- _STATED EXERCISE_:
Retype, without changes, every line from the line that contains "Convert this diagram to TikZ code." through the final line of the records. Exclude pictures.

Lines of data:
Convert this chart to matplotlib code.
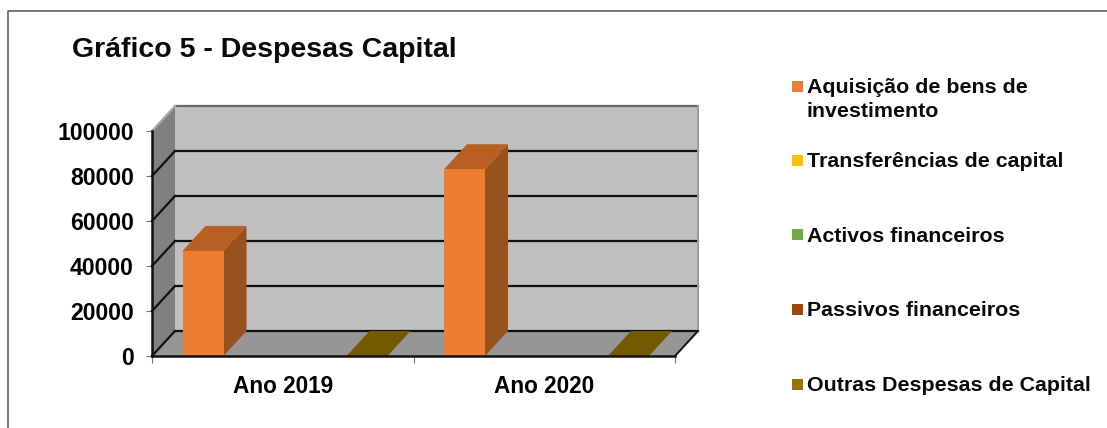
import matplotlib.pyplot as plt
from matplotlib.lines import Line2D
from matplotlib.patches import Rectangle

plt.rcParams['font.family'] = ['Liberation Sans', 'DejaVu Sans']
plt.rcParams['font.weight'] = 'bold'

categories = ["Ano 2019", "Ano 2020"]
series_names = ["Aquisição de bens de\ninvestimento", "Transferências de capital",
                "Activos financeiros", "Passivos financeiros", "Outras Despesas de Capital"]
# None means nothing drawn for that series, 0 still gives a flat bar
series_values = [[46700, 83000], [None, None], [None, None], [None, None], [0, 0]]
y_ticks = [0, 20000, 40000, 60000, 80000, 100000]

# front, top and side shades for each series
front_colors = ["#ED7D31", "#FFC000", "#70AD47", "#9E480E", "#997300"]
top_colors = ["#B85F22", "#C79500", "#578637", "#7B380B", "#735A00"]
side_colors = ["#97521D", "#A37A00", "#476E2D", "#652E09", "#5E4A00"]

W, H = 1107, 428
fig = plt.figure(figsize=(W / 100, H / 100), dpi=100)
ax = fig.add_axes([152 / W, (H - 356) / H, 523 / W, 225 / H])
ax.set_xlim(0, 2)
ax.set_ylim(0, 100000)
ax.patch.set_visible(False)

# depth of the fake 3d box, in data units
dx = 23 / 261.5
dy = 25 / 225 * 100000


def poly(xs, ys, color, z):
    ax.fill(xs, ys, color=color, lw=0, clip_on=False, zorder=z)


top = y_ticks[-1]
poly([dx, 2 + dx, 2 + dx, dx], [dy, dy, top + dy, top + dy], "#C0C0C0", 1)
poly([0, dx, dx, 0], [0, dy, top + dy, top], "#808080", 1)
poly([0, 2, 2 + dx, dx], [0, 0, dy, dy], "#969696", 1)

# gridlines run along the back wall and down the side wall
for v in y_ticks:
    is_top = v == top
    c = "#666666" if is_top else "#111111"
    ax.plot([dx, 2 + dx], [v + dy, v + dy], color=c, lw=1.6, clip_on=False, zorder=2)
    ax.plot([0, dx], [v, v + dy], color="#AAAAAA" if is_top else "#111111", lw=1.6,
            clip_on=False, zorder=2)
ax.plot([2 + dx, 2 + dx], [dy, top + dy], color="#999999", lw=1.4, clip_on=False, zorder=2)
ax.plot([2, 2 + dx], [0, dy], color="#111111", lw=1.4, clip_on=False, zorder=2)

gap = 30.5 / 261.5
slot = 41 / 261.5
bar_w = 41 / 261.5
for s, vals in enumerate(series_values):
    for c, v in enumerate(vals):
        if v is None:
            continue
        x0 = c + gap + s * slot
        x1 = x0 + bar_w
        poly([x1, x1 + dx, x1 + dx, x1], [0, dy, v + dy, v], side_colors[s], 3)
        poly([x0, x1, x1 + dx, x0 + dx], [v, v, v + dy, v + dy], top_colors[s], 3)
        ax.fill_between([x0, x1], 0, v, color=front_colors[s], lw=0, zorder=4)

for name in ["top", "right"]:
    ax.spines[name].set_visible(False)
for name in ["left", "bottom"]:
    ax.spines[name].set_linewidth(1.8)
    ax.spines[name].set_color("#111111")
    ax.spines[name].set_zorder(5)

ax.set_yticks(y_ticks)
ax.set_yticklabels([str(v) for v in y_ticks], fontsize=16.6, fontweight="bold")
ax.tick_params(axis="y", length=4, width=0.8, color="#777777", pad=9)
ax.set_xticks([0, 1, 2])
ax.set_xticklabels([])
ax.set_xticks([0.5, 1.5], minor=True)
ax.set_xticklabels(categories, minor=True, fontsize=16.3, fontweight="bold")
ax.tick_params(axis="x", which="major", length=5, width=0.8, color="#777777")
ax.tick_params(axis="x", which="minor", length=0, pad=14)


def fx(px):
    return px / W


def fy(py):
    return (H - py) / H


# outer chart frame, only the left and top sides are inside the crop
fig.add_artist(Line2D([fx(8), fx(8), fx(W)], [fy(H), fy(11), fy(11)], color="#555555", lw=1.1))

fig.text(fx(72), fy(50), "Gráfico 5 - Despesas Capital", fontsize=20.5, fontweight="bold",
         va="center", ha="left", color="#0A0A0A")

legend_y = [86, 160, 234.5, 309.5, 384]
for name, color, y in zip(series_names, front_colors, legend_y):
    fig.add_artist(Rectangle((fx(792), fy(y + 5.5)), 11 / W, 11 / H, color=color, lw=0,
                             transform=fig.transFigure))
    fig.text(fx(807), fy(y - 8), name, fontsize=15.4, fontweight="bold", va="top", ha="left",
             linespacing=1.33, color="#0A0A0A")

fig.savefig("out.png", dpi=100)
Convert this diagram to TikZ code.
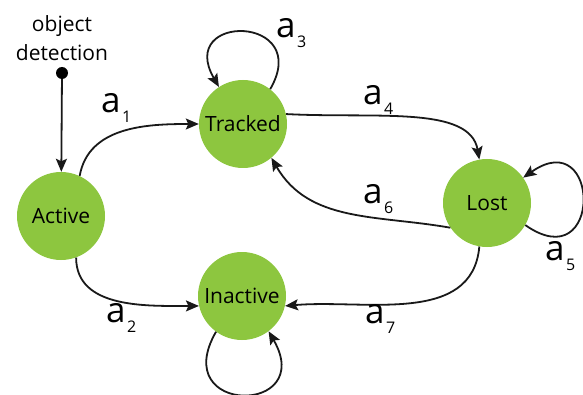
\documentclass[tikz,border=0pt]{standalone}
\usepackage{fontspec}
\setmainfont{Open Sans}
\usetikzlibrary{arrows.meta}
\definecolor{stategreen}{RGB}{141,198,63}
\definecolor{edgecol}{RGB}{25,25,25}
\newcommand{\albl}[1]{{\fontsize{35}{35}\selectfont a}\kern1.5pt\raisebox{-10pt}{\fontsize{16}{16}\selectfont #1}}
\begin{document}
\begin{tikzpicture}[x=1pt,y=1pt,
  state/.style={circle, fill=stategreen, minimum size=88pt, inner sep=0pt,
    font=\fontsize{21}{21}\selectfont, text=black},
  edge/.style={draw=edgecol, line width=1.8pt,
    -{Stealth[length=13pt,width=11pt,inset=2.5pt]}},
  lbl/.style={anchor=base west, inner sep=0pt, text=black}
]
\useasboundingbox (0,0) rectangle (583,394);
\node[state] (active) at (61,178) {Active};
\node[state] (tracked) at (243,270) {Tracked};
\node[state] (lost) at (487,191) {Lost};
\node[state] (inactive) at (242,98) {Inactive};
\node[circle, fill=black, minimum size=12pt, inner sep=0pt] (dot) at (62,321) {};
\node[align=center, inner sep=0pt, font=\fontsize{21}{29}\selectfont] (src) at (62,356) {object\\detection};

\draw[edge] (dot) -- (active);
\draw[edge] (active.65) to[out=80,in=180] (tracked.west);
\draw[edge] (active.-70) to[out=-90,in=180] (inactive.193);
\draw[edge] (tracked.13) to[out=-3,in=100,out distance=90pt,in distance=55pt] (lost.100);
\draw[edge] (lost.214) to[out=170,in=-60] (tracked.-50);
\draw[edge] (lost.260) to[out=-95,in=5] (inactive.-13);
\draw[edge] (tracked.52) to[out=60,in=120,distance=86pt] (tracked.123);
\draw[edge] (lost.-30) to[out=-35,in=35,distance=95pt] (lost.35);
\draw[edge] (inactive.-126) to[out=-120,in=-60,distance=97pt] (inactive.-53);

\node[lbl] (l1) at (101,281) {\albl{1}};
\node[lbl] (l2) at (106,72) {\albl{2}};
\node[lbl] (l3) at (276,356) {\albl{3}};
\node[lbl] (l4) at (363,289) {\albl{4}};
\node[lbl] (l5) at (545,134) {\albl{5}};
\node[lbl] (l6) at (363,191) {\albl{6}};
\node[lbl] (l7) at (365,71) {\albl{7}};
\end{tikzpicture}
\end{document}
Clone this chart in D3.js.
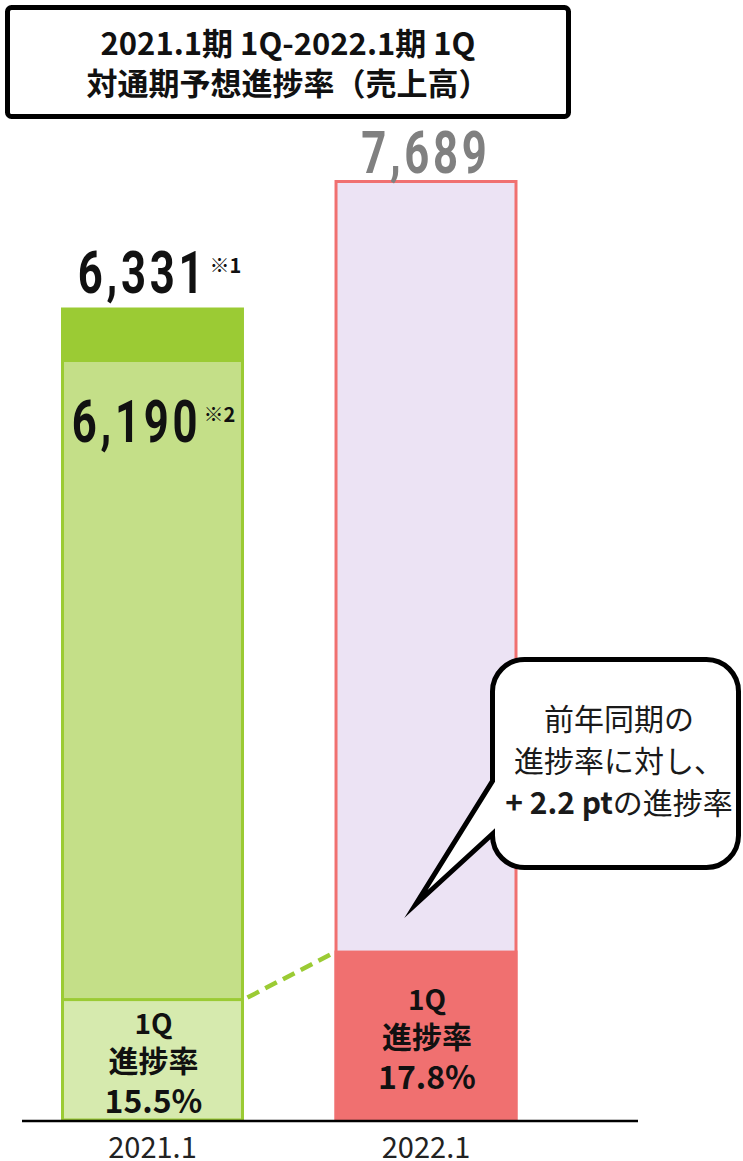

- _WRITTEN RESPONSE_:
Convert this diagram to TikZ code.
\documentclass[tikz,border=0pt]{standalone}
\usepackage{fontspec}
\setmainfont{Open Sans}
\usetikzlibrary{arrows.meta}
\definecolor{stategreen}{RGB}{141,198,63}
\definecolor{edgecol}{RGB}{25,25,25}
\newcommand{\albl}[1]{{\fontsize{35}{35}\selectfont a}\kern1.5pt\raisebox{-10pt}{\fontsize{16}{16}\selectfont #1}}
\begin{document}
\begin{tikzpicture}[x=1pt,y=1pt,
  state/.style={circle, fill=stategreen, minimum size=88pt, inner sep=0pt,
    font=\fontsize{21}{21}\selectfont, text=black},
  edge/.style={draw=edgecol, line width=1.8pt,
    -{Stealth[length=13pt,width=11pt,inset=2.5pt]}},
  lbl/.style={anchor=base west, inner sep=0pt, text=black}
]
\useasboundingbox (0,0) rectangle (583,394);
\node[state] (active) at (61,178) {Active};
\node[state] (tracked) at (243,270) {Tracked};
\node[state] (lost) at (487,191) {Lost};
\node[state] (inactive) at (242,98) {Inactive};
\node[circle, fill=black, minimum size=12pt, inner sep=0pt] (dot) at (62,321) {};
\node[align=center, inner sep=0pt, font=\fontsize{21}{29}\selectfont] (src) at (62,356) {object\\detection};

\draw[edge] (dot) -- (active);
\draw[edge] (active.65) to[out=80,in=180] (tracked.west);
\draw[edge] (active.-70) to[out=-90,in=180] (inactive.193);
\draw[edge] (tracked.13) to[out=-3,in=100,out distance=90pt,in distance=55pt] (lost.100);
\draw[edge] (lost.214) to[out=170,in=-60] (tracked.-50);
\draw[edge] (lost.260) to[out=-95,in=5] (inactive.-13);
\draw[edge] (tracked.52) to[out=60,in=120,distance=86pt] (tracked.123);
\draw[edge] (lost.-30) to[out=-35,in=35,distance=95pt] (lost.35);
\draw[edge] (inactive.-126) to[out=-120,in=-60,distance=97pt] (inactive.-53);

\node[lbl] (l1) at (101,281) {\albl{1}};
\node[lbl] (l2) at (106,72) {\albl{2}};
\node[lbl] (l3) at (276,356) {\albl{3}};
\node[lbl] (l4) at (363,289) {\albl{4}};
\node[lbl] (l5) at (545,134) {\albl{5}};
\node[lbl] (l6) at (363,191) {\albl{6}};
\node[lbl] (l7) at (365,71) {\albl{7}};
\end{tikzpicture}
\end{document}
Clone this chart in D3.js.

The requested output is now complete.